Lima poin yang bakal diatur dalam aturan terkait kemitraan atau tenaga kerja luar hubungan kerja (TKLHK) antara lain ialah adanya persyaratan kerja, seperti minimal berusia 18 tahun dan memenuhi kualifikasi. Lalu ada juga Imbal hasil mencakup komisi, insentif atau bonus yang harus disepakati oleh perusahaan dengan mitra pengemudi taksi dan ojek online alias ojol.
Tak hanya itu, para ojol tidak boleh bekerja lebih dari 12 jam per hari. Jika lebih, maka aplikator seperti Gojek, Grab, Maxim, dan inDrive harus menonaktifkan aplikasi driver. Lalu, aplikator wajib mendaftarkan driver taksi maupun ojek online alias ojol dan kurir dalam program jaminan sosial sebagai peserta bukan penerima upah.
Terakhir dalam aturan tersebut turut terdapat soal poin keselamatan dan kesehatan kerja. Ada syarat-syarat terkait keselamatan dan kesehatan kerja bagi para driver online atau ojek online alias ojol jika nantinya aturan tersebut diterbitkan.
Atas hal itu, pengemudi ojol berunjuk rasa di depan Kantor Kementerian Ketenagakerjaan, Selasa (10/10/2023). Mereka menolak kebijakan mengatur jam kerja, dan meminta status mitra diubah menjadi karyawan.
Aksi ini diikuti oleh berbagai organisasi ojek online di Jakarta, Bogor, Depok, Tangerang, Bekasi atau Jabodetabek. Santoso sendiri juga mengikuti aksi unjuk rasa ini.
Menurut Santoso, pekerjaan sebagai pengemudi ojol tidak menjamin masa depan karena tidak ada jenjang karir, selamanya pengemudi akan jadi pengemudi. Lalu tidak memiliki penghasilan yang pasti, tidak ada tambahan bertambah skill (ketrampilan) selama masa kerja dan bahkan mendapat jaminan kesehatan dan tunjangan hari tua.
Sebab itu, ia sangat mendukung para pengemudi ojol menolak keberadaan aturan tersebut. Pasalnya, tegas dia, para pengemudi ojol selama ini tidak pernah mendapatkan haknya sehingga tak layak untuk diatur dalam sebuah regulasi.
“Beberapa hal di atas adalah beberapa bagian dari hak-hak karyawan, sedangkan pengemudi ojol bekerja seperti karyawan karena menghasilkan jasa namun mereka bukan karyawan.

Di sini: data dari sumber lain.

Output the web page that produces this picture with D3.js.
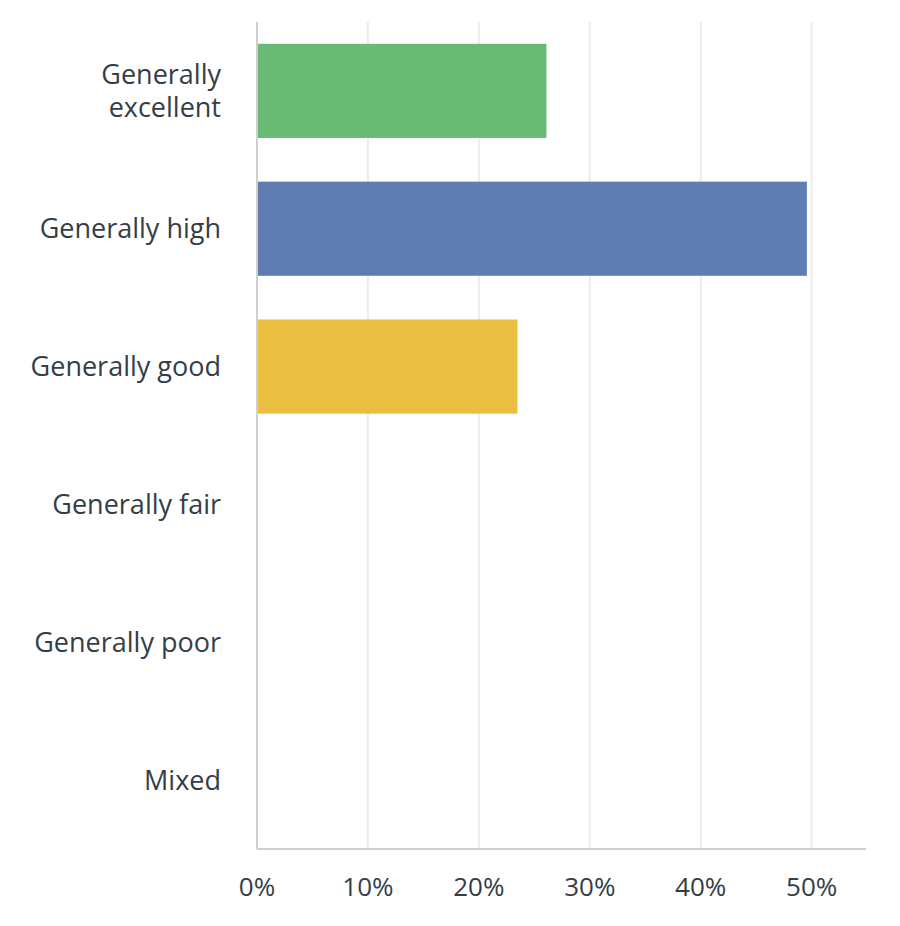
<!DOCTYPE html>
<html>
<head>
<meta charset="utf-8">
<script src="https://cdn.jsdelivr.net/npm/d3@7"></script>
<style>
  body { margin: 0; background: #fff; }
  text { font-family: "Open Sans", "Noto Sans", sans-serif; fill: #333e48; }
</style>
</head>
<body>
<div id="chart"></div>
<script>
// answer categories (top to bottom) and their share of responses
let categories = ['Generally excellent', 'Generally high', 'Generally good', 'Generally fair', 'Generally poor', 'Mixed']
let labelLines = [['Generally', 'excellent'], ['Generally high'], ['Generally good'], ['Generally fair'], ['Generally poor'], ['Mixed']]
let percents = [26.09, 49.57, 23.48, 0, 0, 0]
let barColors = ['#68ba75', '#5f7db1', '#e9be41', '#e9be41', '#e9be41', '#e9be41']
let ticks = [0, 10, 20, 30, 40, 50]

let width = 900
let height = 926
let margin = { top: 22, right: 34, bottom: 77, left: 257 }

let svg = d3
  .select('#chart')
  .append('svg')
  .attr('width', width)
  .attr('height', height)

let xScale = d3
  .scaleLinear()
  .domain([0, 54.9])
  .range([margin.left, width - margin.right])

let yScale = d3
  .scaleBand()
  .domain(categories)
  .range([margin.top, height - margin.bottom])
  .paddingInner(0.317)
  .paddingOuter(0.158)

let plotBottom = height - margin.bottom

// vertical gridlines
svg
  .append('g')
  .selectAll('line')
  .data(ticks.slice(1))
  .enter()
  .append('line')
  .attr('x1', d => xScale(d))
  .attr('x2', d => xScale(d))
  .attr('y1', margin.top)
  .attr('y2', plotBottom)
  .attr('stroke', '#ececec')
  .attr('stroke-width', 2)

// bars
svg
  .append('g')
  .selectAll('rect')
  .data(percents)
  .enter()
  .filter(d => d > 0)
  .append('rect')
  .attr('x', xScale(0))
  .attr('y', (d, i) => yScale(categories[i]))
  .attr('width', d => xScale(d) - xScale(0))
  .attr('height', yScale.bandwidth())
  .attr('fill', (d, i) => barColors[i])

// axis lines
svg
  .append('line')
  .attr('x1', xScale(0))
  .attr('x2', xScale(0))
  .attr('y1', margin.top)
  .attr('y2', plotBottom)
  .attr('stroke', '#cfcfcf')
  .attr('stroke-width', 2)

svg
  .append('line')
  .attr('x1', xScale(0))
  .attr('x2', width - margin.right)
  .attr('y1', plotBottom)
  .attr('y2', plotBottom)
  .attr('stroke', '#cfcfcf')
  .attr('stroke-width', 2)

// category labels
let lineHeight = 33
let labels = svg
  .append('g')
  .selectAll('text')
  .data(categories)
  .enter()
  .append('text')
  .attr('text-anchor', 'end')
  .attr('font-size', 27)

labels.each(function (d, i) {
  let lines = labelLines[i]
  let cy = yScale(d) + yScale.bandwidth() / 2
  let top = cy - ((lines.length - 1) * lineHeight) / 2
  d3.select(this)
    .selectAll('tspan')
    .data(lines)
    .enter()
    .append('tspan')
    .attr('x', margin.left - 36)
    .attr('y', (l, j) => top + j * lineHeight)
    .attr('dy', '0.35em')
    .text(l => l)
})

// tick labels
svg
  .append('g')
  .selectAll('text')
  .data(ticks)
  .enter()
  .append('text')
  .attr('x', d => xScale(d))
  .attr('y', 887)
  .attr('dy', '0.35em')
  .attr('text-anchor', 'middle')
  .attr('font-size', 26)
  .text(d => d + '%')
</script>
</body>
</html>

Karena hak-hak itu tidak didapat, maka pemerintah melalui Kemnaker seharusnya tidak membuat regulasi yang makin menyusahkan pengemudi ojol,” kata Santoso kepada wartawan, Kamis (12/10/2023).
Santoso menekankan, pemerintah seharusnya dapat membuat regulasi yang menguntungkan pengemudi ojol bukan malah berpihak kepada pengelola atau aplikator.
Legislator asal dapil DKI Jakarta ini mengungkapkan, penyebab dari banyaknya masyarakat yang mendaftarkan diri sebagai pengemudi ojol ialah kegagalan pemerintah dalam menciptakan lapangan pekerjaan.
“Banyak masyarakat yang ikut di dalamnya karena pemerintah gagal menciptakan lapangan kerja. Jika lapangan kerja banyak maka rakyat tidak mau jadi pengemudi ojol,” pungkas Santoso.